Pitfall 2: Upstream Over-Commitment
Faster imports placed greater importance on the script. But it's hard to know how a scene will unfold from text alone—cool discoveries happen in-engine, unexpected challenges emerge.
By investing so much energy upstream, we sometimes over-committed to ideas that would have benefited from in-engine iteration before the script was written. Production timelines didn't allow for this exploratory work. Some complex scenes weren't worked on until weeks or even a month after they were written. By then, we didn't have bandwidth for changes—each narrative adjustment risked ripple effects in subsequent scenes and required manual work to implement.
For example, Scene X was imported in late August but wasn't implemented in-engine until mid-October. By then, we discovered a challenge with our timer puzzle setup — but couldn't adjust the script to account for the needed gameplay enhancements—each narrative change would ripple through subsequent scenes and require manual rework, which we didn't have bandwidth for. (After the project has been released, I'll be able to call out which scene and what puzzle)
Conclusion
This wasn't flashy feature work—it was infrastructure. The unglamorous, behind-the-scenes systems that determine whether teams can work efficiently or spend their time fighting their tools.
My role was specific: document pain points clearly, represent user needs in development conversations, and validate solutions through production use. Engineering built the technical solution. I made sure it solved the actual problem.

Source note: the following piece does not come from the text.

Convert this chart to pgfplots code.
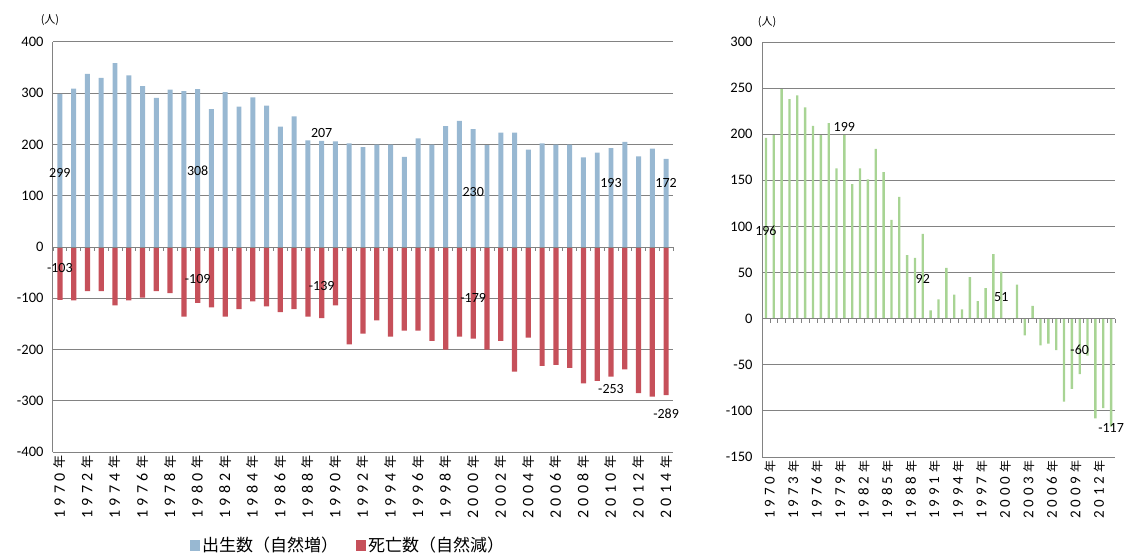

The result was a workflow that let me import 40 scenes for an entire game, something that would have been logistically impossible under the previous system. More importantly, it established a pattern—designer voice in pipeline development creates tools that work in practice, not just in theory.
Pipeline thinking isn't separate from design work. It's understanding that how we work shapes what we can build. Sometimes improving the team's workflow is the most impactful design contribution you can make.